Second, Plaintiffs argue that the Court erred in limiting Plaintiffs' ability to choose which discovery vehicle to use without providing adequate justification for doing so. However, magistrate judges have discretion to decide discovery issues and control the conduct of discovery. In re Fine Paper Antitrust Litig., 685 F.2d 810, 817 (3d Cir. 1982). Plaintiffs have not met their burden of demonstrating that Judge Bongiovanni erred here in exercising that discretion by declining their request for a 30(b)(6) deposition.
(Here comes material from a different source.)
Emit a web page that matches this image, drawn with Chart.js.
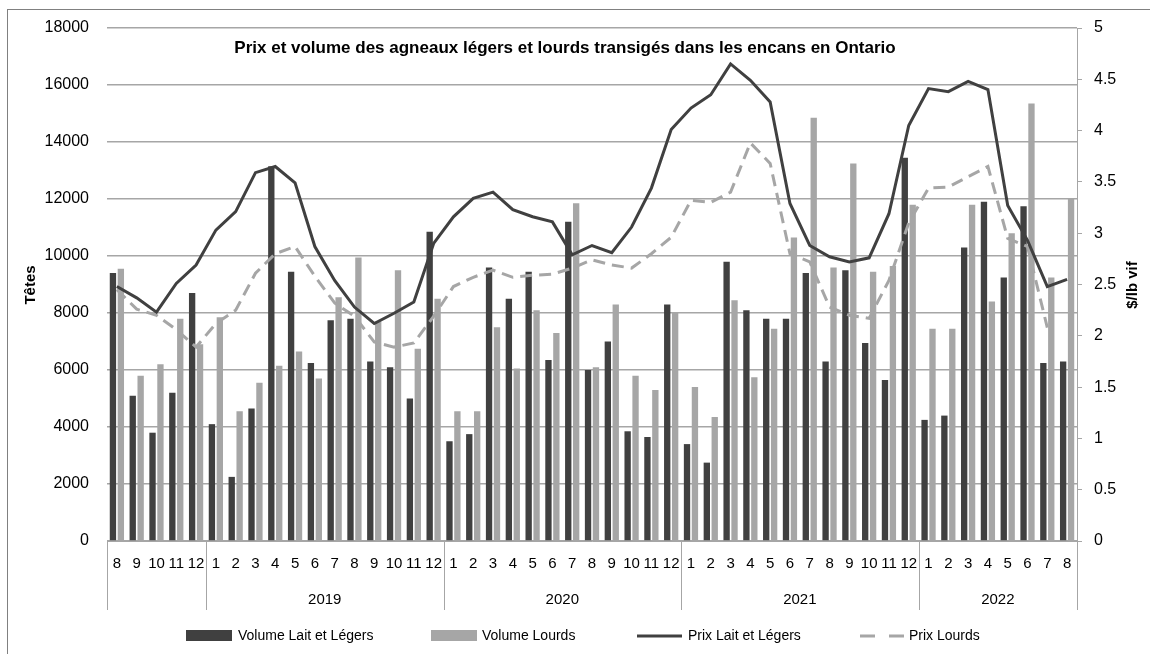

Third, Plaintiffs argue that, in the May 11th Order, the Court misstated the tense of a verb contained in the request for a 30(b)(6) deposition, and as a result, misinterpreted Plaintiffs' request for deposition. Plaintiffs claim that the May 11th Order incorrectly stated that Plaintiffs requested a 30(b)(6) deposition on "how the Notice of Violation was served" when Plaintiffs actually requested a 30(b)(6) deposition on, inter alia, "how the Notice of Violation is served." Plaintiffs argue that, by changing the verb tense, the Court falsely turned this topic into a factual question rather than a question regarding the "custom and practice" of the Township Defendant. Despite the apparent change in verb tense with respect to the Notice of Violation, Judge Bongiovanni explicitly considered "what personal property may be taken," evidence which also tends to show the "custom and practice" of the Township Defendant. In short, this Court is not "left with the definite and firm conviction that a mistake has been committed," Dome Petroleum Ltd., 131 F.R.D. at 65, and therefore this argument also fails.
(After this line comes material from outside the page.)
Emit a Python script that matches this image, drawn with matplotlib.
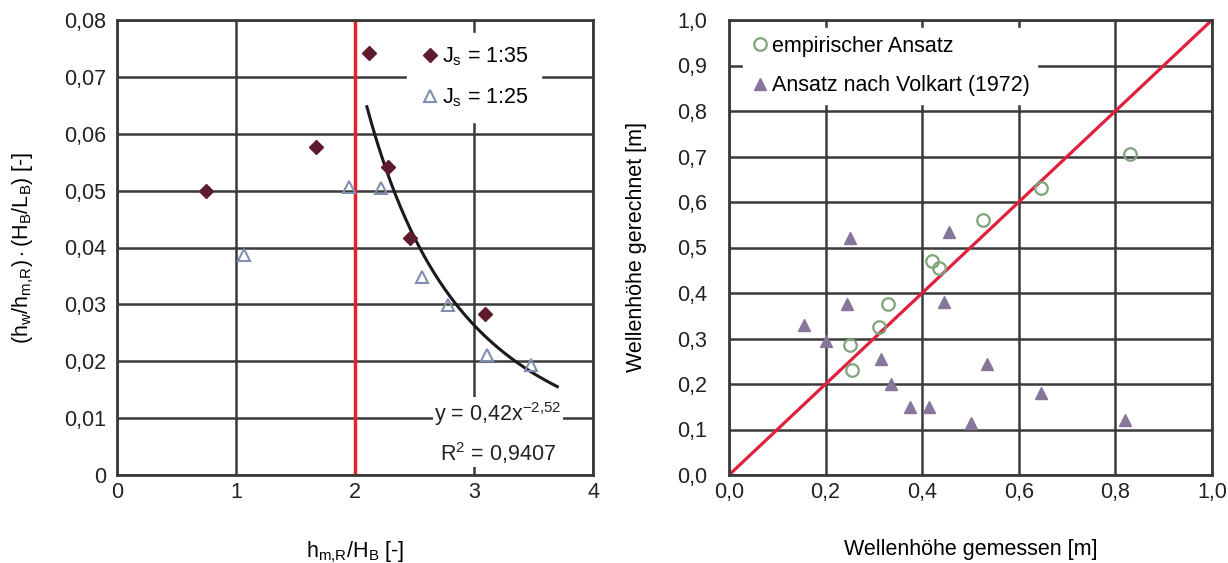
import numpy as np
import matplotlib
matplotlib.use("Agg")
import matplotlib.pyplot as plt
from matplotlib.ticker import FuncFormatter

plt.rcParams['font.family'] = ['Liberation Sans', 'DejaVu Sans']
plt.rcParams['mathtext.fontset'] = 'custom'
plt.rcParams['mathtext.rm'] = 'Liberation Sans'
plt.rcParams['mathtext.it'] = 'Liberation Sans:italic'

# ---- Left chart data ----
js35_x = [0.75, 1.67, 2.12, 2.28, 2.46, 3.09]
js35_y = [0.0500, 0.0576, 0.0742, 0.0541, 0.0417, 0.0283]
js25_x = [1.07, 1.95, 2.22, 2.56, 2.78, 3.11, 3.48]
js25_y = [0.0387, 0.0506, 0.0504, 0.0348, 0.0299, 0.0211, 0.0193]
fit_a = 0.42
fit_b = -2.52
fit_range = [2.1, 3.7]
limit_x = 2.0
left_xticks = [0, 1, 2, 3, 4]
left_yticks = [0, 0.01, 0.02, 0.03, 0.04, 0.05, 0.06, 0.07, 0.08]

# ---- Right chart data ----
emp_x = [0.25, 0.255, 0.31, 0.33, 0.42, 0.435, 0.525, 0.645, 0.83]
emp_y = [0.285, 0.23, 0.325, 0.375, 0.47, 0.455, 0.56, 0.63, 0.705]
volk_x = [0.25, 0.155, 0.245, 0.20, 0.315, 0.335, 0.375, 0.415, 0.445, 0.455, 0.535, 0.50, 0.645, 0.82]
volk_y = [0.52, 0.33, 0.375, 0.295, 0.255, 0.20, 0.15, 0.15, 0.38, 0.535, 0.245, 0.115, 0.18, 0.12]
right_ticks = [0.0, 0.2, 0.4, 0.6, 0.8, 1.0]
right_yticks = [0.0, 0.1, 0.2, 0.3, 0.4, 0.5, 0.6, 0.7, 0.8, 0.9, 1.0]

W, H = 1228, 563
fig = plt.figure(figsize=(W / 100, H / 100), dpi=100)
ax1 = fig.add_axes([117 / W, 1 - 475 / H, (593 - 117) / W, (475 - 20) / H])
ax2 = fig.add_axes([729 / W, 1 - 475 / H, (1212 - 729) / W, (475 - 20) / H])

grid_col = '#3a3a3a'
fs = 15.5


def comma(fmt):
    return FuncFormatter(lambda v, p: (fmt % v).replace('.', ','))


def style(ax, ypad):
    ax.grid(True, color=grid_col, linewidth=1.8)
    ax.set_axisbelow(True)
    for s in ax.spines.values():
        s.set_color(grid_col)
        s.set_linewidth(2.0)
    ax.tick_params(length=0, labelsize=fs, colors='#222222')
    ax.tick_params(axis='x', pad=5)
    ax.tick_params(axis='y', pad=ypad)


def white_legend(leg):
    fr = leg.get_frame()
    fr.set_edgecolor('white')
    fr.set_facecolor('white')
    fr.set_alpha(1)


# Left
style(ax1, 8)
ax1.set_xlim(0, 4)
ax1.set_ylim(0, 0.08)
ax1.set_xticks(left_xticks)
ax1.set_yticks(left_yticks)
ax1.xaxis.set_major_formatter(FuncFormatter(lambda v, p: '%d' % v))
ax1.yaxis.set_major_formatter(FuncFormatter(lambda v, p: '0' if v == 0 else ('%.2f' % v).replace('.', ',')))
ax1.axvline(limit_x, color='#e8202a', linewidth=2.5, zorder=2)
xf = np.linspace(fit_range[0], fit_range[1], 200)
ax1.plot(xf, fit_a * xf ** fit_b, color='#1a1a1a', linewidth=2.2, zorder=3)
ax1.plot(js35_x, js35_y, linestyle='none', marker='D', markersize=7,
         color='#5e1b2e', label=r'$\mathrm{J_s}$ = 1:35', zorder=4)
ax1.plot(js25_x, js25_y, linestyle='none', marker='^', markersize=8,
         markerfacecolor='none', markeredgecolor='#7f8fb0', markeredgewidth=1.5,
         label=r'$\mathrm{J_s}$ = 1:25', zorder=4)
leg1 = ax1.legend(loc='upper right', bbox_to_anchor=(0.914, 0.996), frameon=True,
                  fontsize=fs, handletextpad=0.1, handlelength=0.9, borderpad=0.6,
                  labelspacing=0.85, fancybox=False)
white_legend(leg1)
ax1.text(0.80, 0.092, r'y = 0,42x$^{\mathrm{-2{,}52}}$' + '\n' + r'R$^{\mathrm{2}}$ = 0,9407',
         transform=ax1.transAxes, ha='center', va='center', fontsize=fs,
         linespacing=1.55, color='#222222', multialignment='center',
         bbox=dict(facecolor='white', edgecolor='none', pad=1), zorder=5)
ax1.set_xlabel(r'$\mathrm{h_{m{,}R}/H_B}$ [-]', fontsize=fs, labelpad=26)
ax1.set_ylabel(r'$\mathrm{(h_w/h_{m{,}R})\cdot(H_B/L_B)}$ [-]', fontsize=fs, labelpad=20)

# Right
style(ax2, 16)
ax2.set_xlim(0, 1)
ax2.set_ylim(0, 1)
ax2.set_xticks(right_ticks)
ax2.set_yticks(right_yticks)
ax2.xaxis.set_major_formatter(comma('%.1f'))
ax2.yaxis.set_major_formatter(comma('%.1f'))
ax2.plot([0, 1], [0, 1], color='#e0203c', linewidth=2.3, zorder=2)
ax2.plot(emp_x, emp_y, linestyle='none', marker='o', markersize=9,
         markerfacecolor='none', markeredgecolor='#7fa37a', markeredgewidth=1.6,
         label='empirischer Ansatz', zorder=4)
ax2.plot(volk_x, volk_y, linestyle='none', marker='^', markersize=8,
         color='#86769a', label='Ansatz nach Volkart (1972)', zorder=4)
leg2 = ax2.legend(loc='upper left', bbox_to_anchor=(0.006, 1.005), frameon=True,
                  fontsize=fs, handletextpad=0.1, handlelength=0.9, borderpad=0.35,
                  labelspacing=0.85, fancybox=False)
white_legend(leg2)
ax2.set_xlabel('Wellenhöhe gemessen [m]', fontsize=fs, labelpad=26)
ax2.set_ylabel('Wellenhöhe gerechnet [m]', fontsize=fs, labelpad=21)

fig.savefig('out.png', dpi=100)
Fourth, Plaintiffs argue that the Court improperly copied material from Defendants' brief. It appears that this argument arises out of the Court's citing the same case in the May 11th Order that Defendants cited in their submission to the Court. Plaintiffs cite Bright v. Westmoreland Cty., 380 F.3d 729 (3d Cir. 2004) to support their argument. In Bright, the Third Circuit reversed a District Court's dismissal of a Complaint because the District Court adopted "nearly verbatim" a party's proposed opinion. Id. at 731. Citing the same case that a party cited in its submission is clearly distinguishable from adopting a party's proposed opinion nearly verbatim. Therefore, this argument must also fail.
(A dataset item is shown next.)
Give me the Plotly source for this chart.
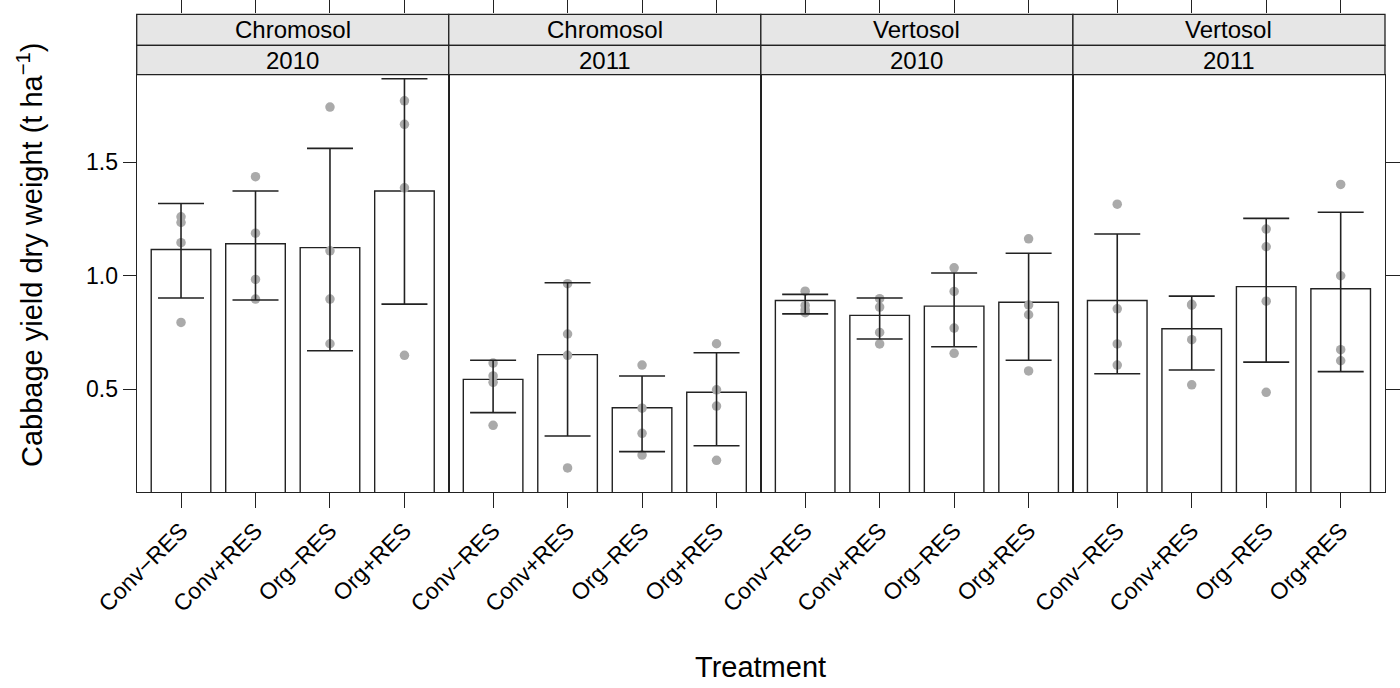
import plotly.graph_objects as go

treatments = ["Conv\u2212RES", "Conv+RES", "Org\u2212RES", "Org+RES"]
soils = ["Chromosol", "Chromosol", "Vertosol", "Vertosol"]
years = ["2010", "2011", "2010", "2011"]

means = [
    [1.116, 1.141, 1.124, 1.374],
    [0.543, 0.652, 0.418, 0.486],
    [0.891, 0.825, 0.866, 0.883],
    [0.891, 0.766, 0.952, 0.943],
]
upper = [
    [1.319, 1.374, 1.562, 1.869],
    [0.627, 0.969, 0.558, 0.660],
    [0.918, 0.902, 1.012, 1.099],
    [1.184, 0.910, 1.253, 1.280],
]
lower = [
    [0.902, 0.893, 0.669, 0.875],
    [0.396, 0.293, 0.224, 0.250],
    [0.832, 0.721, 0.687, 0.627],
    [0.568, 0.584, 0.619, 0.577],
]
points = [
    [[1.260, 1.235, 1.146, 0.794], [1.437, 1.188, 0.984, 0.897],
     [1.744, 1.110, 0.897, 0.700], [1.772, 1.668, 1.388, 0.649]],
    [[0.615, 0.558, 0.530, 0.340], [0.965, 0.743, 0.649, 0.152],
     [0.606, 0.416, 0.305, 0.209], [0.700, 0.497, 0.425, 0.186]],
    [[0.932, 0.869, 0.850, 0.837], [0.899, 0.862, 0.750, 0.699],
     [1.035, 0.931, 0.769, 0.658], [1.163, 0.871, 0.828, 0.580]],
    [[1.316, 0.854, 0.699, 0.606], [0.874, 0.870, 0.718, 0.519],
     [1.206, 1.128, 0.888, 0.486], [1.403, 1.000, 0.674, 0.625]],
]
ytick_vals = [0.5, 1.0, 1.5]
ytick_text = ["0.5", "1.0", "1.5"]

W, H = 1400, 688
FONT = "Liberation Sans, Arial, sans-serif"
LINE = "#222222"
px_left, px_right = 136.7, 1385.0
px_top, px_bottom = 74.7, 492.0
strip_mid, strip_top = 45.3, 14.3
pw = (px_right - px_left) / 4
xs = [1, 2, 3, 4]
xr = [0.405, 4.595]
yr = [0.046, 1.887]

def py(p):
    return 1 - p / H

fig = go.Figure()
layout = dict(
    width=W, height=H, margin=dict(l=0, r=0, t=0, b=0, autoexpand=False),
    paper_bgcolor="white", plot_bgcolor="white", showlegend=False,
    font=dict(family=FONT, color="black", size=23),
)
shapes, annotations = [], []

for i in range(4):
    n = i + 1
    xa = "x" if n == 1 else f"x{n}"
    ya = "y" if n == 1 else f"y{n}"
    d0 = (px_left + i * pw) / W
    d1 = (px_left + (i + 1) * pw) / W
    fig.add_trace(go.Bar(
        x=xs, y=means[i], width=0.8, xaxis=xa, yaxis=ya,
        marker=dict(color="white", line=dict(color=LINE, width=1.4)),
    ))
    px_, py_ = [], []
    for j in range(4):
        for v in points[i][j]:
            px_.append(xs[j]); py_.append(v)
    fig.add_trace(go.Scatter(
        x=px_, y=py_, mode="markers", xaxis=xa, yaxis=ya,
        marker=dict(color="#aaaaaa", size=9.5, line=dict(width=0)),
    ))
    fig.add_trace(go.Scatter(
        x=xs, y=means[i], mode="markers", xaxis=xa, yaxis=ya,
        marker=dict(size=1, opacity=0),
        error_y=dict(type="data", symmetric=False,
                     array=[u - m for u, m in zip(upper[i], means[i])],
                     arrayminus=[m - l for m, l in zip(means[i], lower[i])],
                     color=LINE, thickness=1.6, width=23),
    ))
    layout[f"xaxis{n if n > 1 else ''}"] = dict(
        domain=[d0, d1], range=xr, anchor=ya, tickvals=xs, ticktext=treatments,
        tickangle=-45, ticks="outside", ticklen=15, tickwidth=1.3, tickcolor=LINE,
        showline=True, linecolor=LINE, linewidth=1.3, mirror=True,
        showgrid=False, zeroline=False, tickfont=dict(size=23), automargin=False,
    )
    yd = dict(
        domain=[py(px_bottom), py(px_top)], range=yr, anchor=xa,
        showline=True, linecolor=LINE, linewidth=1.3, mirror=True,
        showgrid=False, zeroline=False, tickvals=ytick_vals, ticktext=ytick_text,
        tickfont=dict(size=23), automargin=False,
    )
    if n == 1:
        yd.update(ticks="outside", ticklen=13, tickwidth=1.3, tickcolor=LINE,
                  showticklabels=True, side="left")
    elif n == 4:
        yd.update(ticks="outside", ticklen=14, tickwidth=1.3, tickcolor=LINE,
                  showticklabels=False, side="right")
    else:
        yd.update(ticks="", showticklabels=False)
    if n > 1:
        yd["matches"] = "y"
    layout[f"yaxis{n if n > 1 else ''}"] = yd

    # top tick axis above the strips
    tn = n + 4
    layout[f"xaxis{tn}"] = dict(
        domain=[d0, d1], range=xr, anchor=f"y{tn}", side="top", tickvals=xs,
        showticklabels=False, ticks="outside", ticklen=14, tickwidth=1.3,
        tickcolor=LINE, showline=False, showgrid=False, zeroline=False,
        automargin=False,
    )
    layout[f"yaxis{tn}"] = dict(
        domain=[py(strip_mid), py(strip_top)], range=[0, 1], anchor=f"x{tn}",
        visible=False, showgrid=False, zeroline=False, automargin=False,
    )
    fig.add_trace(go.Scatter(x=[None], y=[None], xaxis=f"x{tn}", yaxis=f"y{tn}",
                             mode="markers", hoverinfo="skip"))

    # strips
    for (t0, t1, label) in [(strip_top, strip_mid, soils[i]), (strip_mid, px_top, years[i])]:
        shapes.append(dict(type="rect", xref="paper", yref="paper",
                           x0=d0, x1=d1, y0=py(t1), y1=py(t0),
                           fillcolor="#e6e6e6", line=dict(color=LINE, width=1.3)))
        annotations.append(dict(xref="paper", yref="paper", x=(d0 + d1) / 2,
                                y=py((t0 + t1) / 2), text=label, showarrow=False,
                                font=dict(size=24, family=FONT, color="black"),
                                xanchor="center", yanchor="middle"))

annotations.append(dict(xref="paper", yref="paper", x=30 / W, y=py(255),
                        text="Cabbage yield dry weight (t ha<sup>\u22121</sup>)",
                        textangle=-90, showarrow=False,
                        font=dict(size=29, family=FONT, color="black"),
                        xanchor="center", yanchor="middle"))
annotations.append(dict(xref="paper", yref="paper", x=(px_left + px_right) / 2 / W,
                        y=py(667), text="Treatment", showarrow=False,
                        font=dict(size=29, family=FONT, color="black"),
                        xanchor="center", yanchor="middle"))

layout["shapes"] = shapes
layout["annotations"] = annotations
fig.update_layout(**layout)
fig.write_html("out.html",
               config={"displayModeBar": False},
               post_script="document.body.style.margin='0px';"
                           "document.body.style.overflow='hidden';")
The Court has considered an of Plaintiffs' other arguments and is not persuaded that Plaintiffs have demonstrated that the May 11th Order was clearly erroneous or contrary to law. Similarly, the Court is not persuaded that Plaintiffs have demonstrated that the May 11th Order constituted an abuse of discretion.
For the reasons stated herein, Plaintiffs' Motion is denied. An appropriate order will follow.